“We are nature defending itself!” claim environmentalists across the world. The message of this punchline is clear: humans belong to nature. But who started seeing humans as distinct from nature? I recently watched an interview with Philippe Descola, author of Beyond Nature and Culture (2005)and a famous anthropologist who drew the “4 Ontologies” of Nature according to his ethnographies among Amazonian First Nations.
To sum up, in most civilisations across the world, including in Western culture, the view people have of the world comes from the dualist mindset. According to this ontology, we are all made of physical, tangible, and palpable matter. But we humans also have a soul, a spirit, which confers us dignity and empathy. According to a 2023 study, 83% of all American adults believe people have a soul or spirit in addition to their physical body. 83% of Americans are dualists.
Descola’s research invites us to see the bigger picture. To take a step back from 15 000 years of naturalism. What is naturalism? It is a vision of the world encompassed into dualism. Naturalism states that bodies are divided into two groups. And what draws the frontier between the two groups is the soul. Us, humans, have a spirit, unlike the other living species, the rocks or the rivers. So, humans and nature are different regarding the spiritual side, but are similar when it comes to matter: we are indeed made of the same atoms, the same 118 elements. On the contrary, some cultures, including those studied by Descola in South America developed an animist vision of the world: humans and nature are different when it comes to the physical side: the rock is hard while the human skin is soft, and a fish deep in the ocean has no chance of evolving in the same physical environment as an eagle in the mountains. But there is a spiritual continuity: a human can dream of being a fish at night, for example. In addition to naturalism and animism, 2 other conceptions state either two continuities, totemism, or two discontinuities, analogism.
15 millennia of naturalist impregnation.
Most of us almost never put into question naturalist ontology. It is probably the vision most agrarian civilizations have adopted since the birth of agriculture 15,000 years ago. This scheme impregnates all parts of our life. It shapes the way we speak: “he,” or “she,” has a soul, but “it” doesn’t. This ontology also shapes the way we rule: Western laws are based on a division between peoples and goods; the first are endowed with a juridical soul, whereas the second isn’t. For example, this division allowed the Christian Church to discriminate against non-Christians with the concept of “limpieza de sangre” (blood purity) starting in the XVIth century, stating that Christians have a soul, others don’t. This rule, first set in Toledo in 1449, opened the way for considering Jewish populations, then Black populations, or People from colonized countries as “savages,” meaning belonging to nature and therefore without souls.
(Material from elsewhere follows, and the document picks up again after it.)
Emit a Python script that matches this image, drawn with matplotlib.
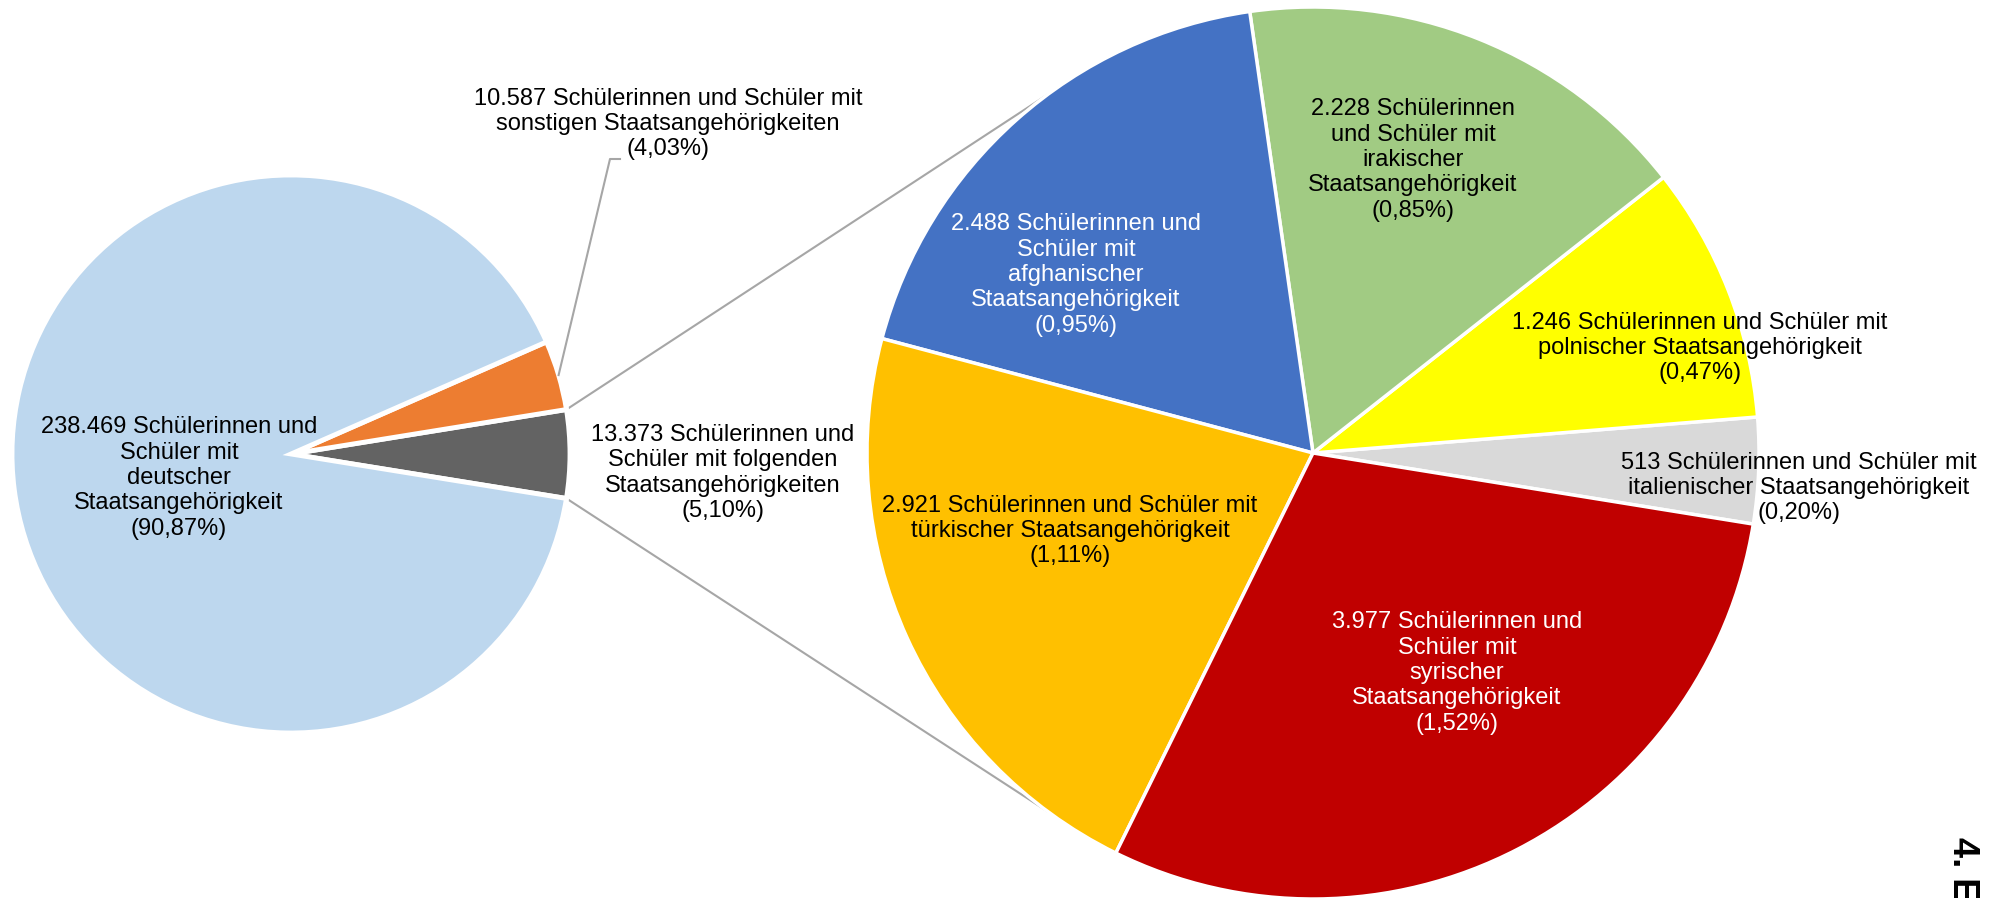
import matplotlib.pyplot as plt
import numpy as np

plt.rcParams['font.family'] = ['Liberation Sans', 'DejaVu Sans']

# linker Kreis: alle Schülerinnen und Schüler
main_counts = [13373, 10587, 238469]
main_colors = ["#636363", "#ED7D31", "#BDD7EE"]
main_labels = [
    "{n} Schülerinnen und\nSchüler mit folgenden\nStaatsangehörigkeiten\n({p})",
    "{n} Schülerinnen und Schüler mit\nsonstigen Staatsangehörigkeiten\n({p})",
    "{n} Schülerinnen und\nSchüler mit\ndeutscher\nStaatsangehörigkeit\n({p})",
]

# rechter Kreis: Aufteilung der 13.373
detail_counts = [513, 1246, 2228, 2488, 2921, 3977]
detail_colors = ["#D9D9D9", "#FFFF00", "#A1CB83", "#4472C4", "#FFC000", "#C00000"]
detail_labels = [
    "{n} Schülerinnen und Schüler mit\nitalienischer Staatsangehörigkeit\n({p})",
    "{n} Schülerinnen und Schüler mit\npolnischer Staatsangehörigkeit\n({p})",
    "{n} Schülerinnen\nund Schüler mit\nirakischer\nStaatsangehörigkeit\n({p})",
    "{n} Schülerinnen und\nSchüler mit\nafghanischer\nStaatsangehörigkeit\n({p})",
    "{n} Schülerinnen und Schüler mit\ntürkischer Staatsangehörigkeit\n({p})",
    "{n} Schülerinnen und\nSchüler mit\nsyrischer\nStaatsangehörigkeit\n({p})",
]
detail_text_colors = ["black", "black", "black", "white", "black", "white"]

total = sum(main_counts)


def fmt(n):
    pct = f"{n / total * 100:.2f}%".replace(".", ",")
    return f"{n:,}".replace(",", "."), pct


W, H = 2006, 898
fig = plt.figure(figsize=(W / 100, H / 100), dpi=100)
ax = fig.add_axes([0, 0, 1, 1])

# Lage der Kreise (Bildkoordinaten, y nach unten)
cL, rL = (291, 454), 279
cR, rR = (1313, 453), 446
start = -main_counts[0] / total * 360 / 2

ax.pie(main_counts, colors=main_colors, startangle=start, counterclock=True,
       center=(cL[0], H - cL[1]), radius=rL,
       wedgeprops=dict(edgecolor="white", linewidth=3.5))
ax.pie(detail_counts, colors=detail_colors, startangle=start, counterclock=True,
       center=(cR[0], H - cR[1]), radius=rR,
       wedgeprops=dict(edgecolor="white", linewidth=2.5))

# Verbindungslinien
line_kw = dict(color="#A6A6A6", lw=1.5, zorder=0)
a0 = np.radians(start)
a1 = np.radians(126.5)
for s in (1, -1):
    x0 = cL[0] + rL * np.cos(a0)
    y0 = H - cL[1] - s * rL * np.sin(a0)
    x1 = cR[0] + rR * np.cos(a1)
    y1 = H - cR[1] + s * rR * np.sin(a1)
    ax.plot([x0, x1], [y0, y1], **line_kw)

# Führungslinie zum Label "sonstige"
mid = np.radians(start + main_counts[0] / total * 360 + main_counts[1] / total * 360 / 2)
ax.plot([cL[0] + rL * np.cos(mid), 610, 620],
        [H - cL[1] + rL * np.sin(mid), H - 159, H - 159], color="#A6A6A6", lw=1.5)

# Beschriftungen
main_pos = [(723, 473), (668, 124), (179, 478)]
for n, tmpl, (x, y) in zip(main_counts, main_labels, main_pos):
    s, p = fmt(n)
    ax.text(x, H - y, tmpl.format(n=s, p=p), ha="center", va="center",
            fontsize=17, color="black")

detail_pos = [(1799, 488), (1700, 348), (1413, 160), (1076, 275), (1070, 531), (1457, 673)]
for n, tmpl, (x, y), c in zip(detail_counts, detail_labels, detail_pos, detail_text_colors):
    s, p = fmt(n)
    ax.text(x, H - y, tmpl.format(n=s, p=p), ha="center", va="center",
            fontsize=17, color=c)

ax.text(1963, H - 837, "4. E", rotation=-90, fontsize=26, fontweight="bold",
        ha="center", va="top")

ax.set_xlim(0, W)
ax.set_ylim(0, H)
ax.set_aspect("equal")
ax.axis("off")

fig.savefig("out.png", dpi=100)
Naturalist laws adopted a new turn in the XVIIth century: Dutch and British East India Companies became the first limited companies. This is a striking landmark in the birth of capitalism. For the first time, the ships carrying merchandise were not owned by a person, but by a company, which became “juridical persons”. Today, companies and States have “interests,” sometimes they “need help,” to sum up, they have a soul.
The human/nature dichotomy: the roots of dominations over ecosystems
As you’ve now become an expert of soul distribution, you may have noticed a certain inconsistency: the American flag is endowed with the great soul of the most powerful country of the world, while the cotton plant that produced the fabric isn’t endowed with anything.
This is the reason why being aware of this naturalist ontology is necessary. It is this view of the world that first allowed trade, then capitalism, and today the critical depletion of ecosystems.
Trading fish in exchange for wood planks is only possible if you state that there is a physical continuity between fish and wood. Then, accumulating capital made of “natural resources” is only morally acceptable if this nature doesn’t have a soul, while humans do, giving “he” or “she” the legitimacy to look for comfort and consumption.
At the end of the interview, Philippe Descola concluded with what can resonate as a challenge for young generations of students committed to building a better society: “the current situation would require enormous intellectual efforts to imagine institutions beyond the naturalist view”.
Thus, this is the final issue: will we be up to the task?